PARKERSBURG - The Parkersburg YMCA never wants to turn anyone away from membership or child care due to an inability to pay, executive director Chad Smith said.
To make that goal a reality, the Y relies on the support of the community, including the United Way Alliance of the Mid-Ohio Valley.
Photo by Evan Bevins
Kami Homer, from left, Jojo Wilson and Izek Taylor have fun on the playground at the Parkersburg YMCA on Friday. Funds from the United Way Alliance of the Mid-Ohio Valley allow the Y to assist families in need by lowering the cost of child care and membership.
Photo by Evan Bevins
Lilly Lowther, left, and Izek Taylor pose for a picture in a playhouse on the playground at the Parkersburg YMCA on Friday. Funds from the United Way Alliance of the Mid-Ohio Valley allow the Y to assist families in need by lowering the cost of child care and membership.
The YMCA received $43,000 from the United Way in the current funding cycle, money that is split between providing assistance to families in need of child care and helping families afford memberships, Smith said.
"We couldn't do it without the United Way's help," he said. "It's a huge assistance."
The amount of help a family receives is based on a sliding scale that takes income and other factors into consideration.

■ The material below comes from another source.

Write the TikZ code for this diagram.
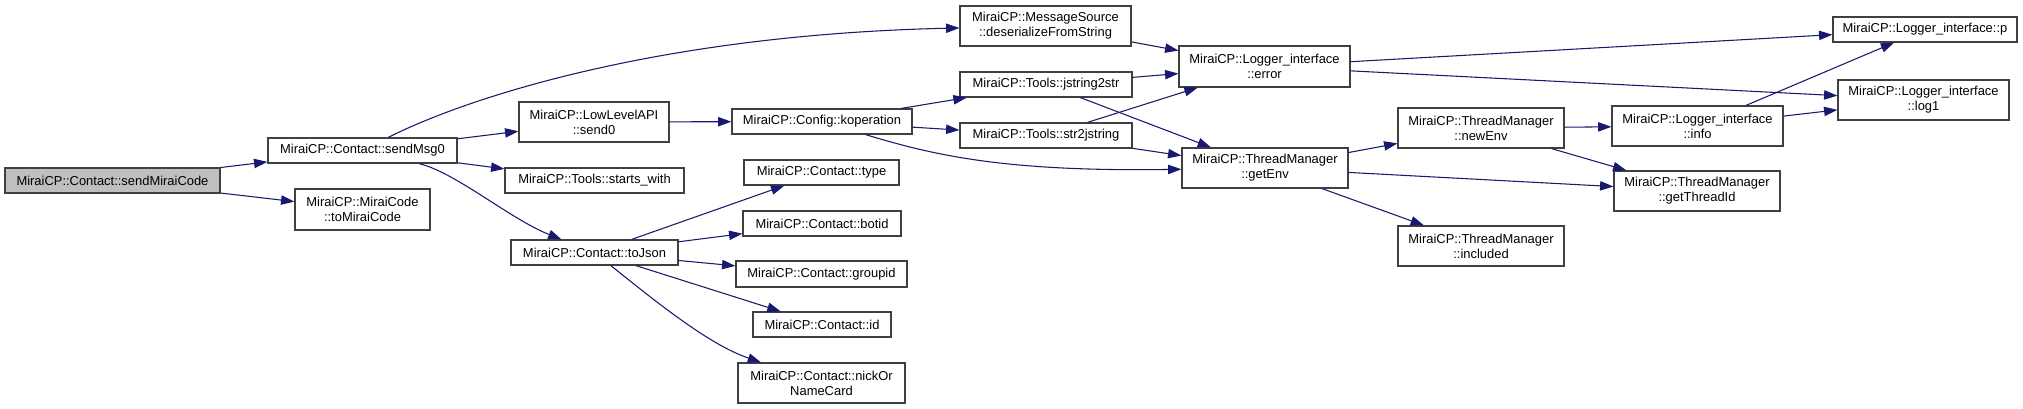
\documentclass[tikz,border=0pt]{standalone}
\usepackage{fontspec}
\setmainfont{Liberation Sans}
\usetikzlibrary{arrows.meta}
\definecolor{edge}{RGB}{25,25,112}
\definecolor{boxline}{RGB}{64,64,64}
\definecolor{rootfill}{RGB}{191,191,191}
\tikzset{
  fn/.style 2 args={draw=boxline, line width=0.9pt, fill=white, align=center,
                    font=\fontsize{9.7}{11.25}\selectfont, inner sep=1pt,
                    minimum width=#1*0.75pt, minimum height=#2*0.75pt},
  rootfn/.style 2 args={fn={#1}{#2}, fill=rootfill},
  call/.style={-{Triangle[length=10pt,width=7pt]}, color=edge, line width=0.8pt},
}
\begin{document}
\begin{tikzpicture}[x=0.75pt, y=-0.75pt]
  \useasboundingbox (0,0) rectangle (2023,409);
  \fill[white] (0,0) rectangle (2023,409);

  \node[rootfn={215}{25}] (smc) at (112.5,180.5) {MiraiCP::Contact::sendMiraiCode};
  \node[fn={189}{25}] (msg0) at (362.5,150.5) {MiraiCP::Contact::sendMsg0};
  \node[fn={135}{41}] (tomc) at (362.5,209.5) {MiraiCP::MiraiCode\\::toMiraiCode};
  \node[fn={150}{40}] (send0) at (594,122) {MiraiCP::LowLevelAPI\\::send0};
  \node[fn={179}{25}] (sw) at (594.5,180.5) {MiraiCP::Tools::starts\_with};
  \node[fn={167}{25}] (tojson) at (594.5,252.5) {MiraiCP::Contact::toJson};
  \node[fn={180}{25}] (kop) at (822,121.5) {MiraiCP::Config::koperation};
  \node[fn={155}{25}] (type) at (821.5,172.5) {MiraiCP::Contact::type};
  \node[fn={158}{25}] (botid) at (822,223.5) {MiraiCP::Contact::botid};
  \node[fn={171}{26}] (gid) at (821.5,274) {MiraiCP::Contact::groupid};
  \node[fn={138}{25}] (cid) at (822,324.5) {MiraiCP::Contact::id};
  \node[fn={167}{40}] (nick) at (821.5,383) {MiraiCP::Contact::nickOr\\NameCard};
  \node[fn={171}{40}] (deser) at (1045.5,26) {MiraiCP::MessageSource\\::deserializeFromString};
  \node[fn={172}{25}] (j2s) at (1046,84.5) {MiraiCP::Tools::jstring2str};
  \node[fn={172}{25}] (s2j) at (1046,135.5) {MiraiCP::Tools::str2jstring};
  \node[fn={171}{41}] (err) at (1264.5,66.5) {MiraiCP::Logger\_interface\\::error};
  \node[fn={166}{40}] (env) at (1265,168) {MiraiCP::ThreadManager\\::getEnv};
  \node[fn={166}{40}] (newenv) at (1481,128) {MiraiCP::ThreadManager\\::newEnv};
  \node[fn={166}{40}] (incl) at (1481,246) {MiraiCP::ThreadManager\\::included};
  \node[fn={171}{40}] (info) at (1697.5,126) {MiraiCP::Logger\_interface\\::info};
  \node[fn={166}{40}] (tid) at (1697,191) {MiraiCP::ThreadManager\\::getThreadId};
  \node[fn={184}{25}] (lp) at (1925,29.5) {MiraiCP::Logger\_interface::p};
  \node[fn={171}{40}] (log1) at (1923.5,100) {MiraiCP::Logger\_interface\\::log1};

  \foreach \a/\b in {smc/msg0, smc/tomc, msg0/send0, msg0/sw, send0/kop,
                     kop/j2s, kop/s2j, deser/err, j2s/err, j2s/env, s2j/err, s2j/env,
                     err/lp, err/log1, env/newenv, env/tid, env/incl,
                     newenv/info, newenv/tid, info/lp, info/log1,
                     tojson/type, tojson/botid, tojson/gid, tojson/cid}
    \draw[call] (\a) -- (\b);

  \draw[call] (msg0) .. controls (460,101) and (650,35) .. (deser);
  \draw[call] (msg0) .. controls (455,172) and (510,219) .. (tojson);
  \draw[call] (kop) .. controls (930,154) and (1000,172) .. (env);
  \draw[call] (tojson) .. controls (660,305) and (710,345) .. (nick);
\end{tikzpicture}
\end{document}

"It's really on an individual basis," Smith said. "Most of the time it reduces the fee drastically.
"We've had situations where maybe if you're only looking at the income, they wouldn't qualify for financial assistance," he said.
But if someone is facing high medical bills or other hurdles, they could still use the help, and the Y tries to make that happen, Smith said.
Child care options offered by the YMCA include all-day and after-school service, as well as summer day camp.
"If we didn't provide the assistance, and families weren't able to afford it, a lot of the time, you would have kids going home to empty houses or getting into who knows what," Smith said.
"In some cases, they (parents) may have to even quit their job or lose their job," he said.
Mineral Wells resident Melody Vaught didn't know what to do when her regular child-care provider's license was lost and she was going through a divorce while working part-time.
Vaught made too much money to qualify for some forms of assistance, but couldn't afford the full price of care for her daughter and son. At the same time. she was caring for her father, who had cancer.
The YMCA offered her a reduced rate, which took at least one worry off her plate.
"They gave me enough time, with the discounted pricing, to where I could get back on my feet," Vaught said. "It helped me to have the comfort to know my kids were going to be taken care of."
Vaught shared her experience at a recent YMCA fundraising dinner.
"I just think it's important for people to know how it's being spent," she said.
Smith said it is also important to help families afford membership at the Y.
"Families want to get out and do things together; people want to get out and get healthier," he said.
Membership at the Y leads to savings elsewhere. Group exercise classes are free, and other activities, such as swimming lessons and youth sports, are discounted for members, Smith said.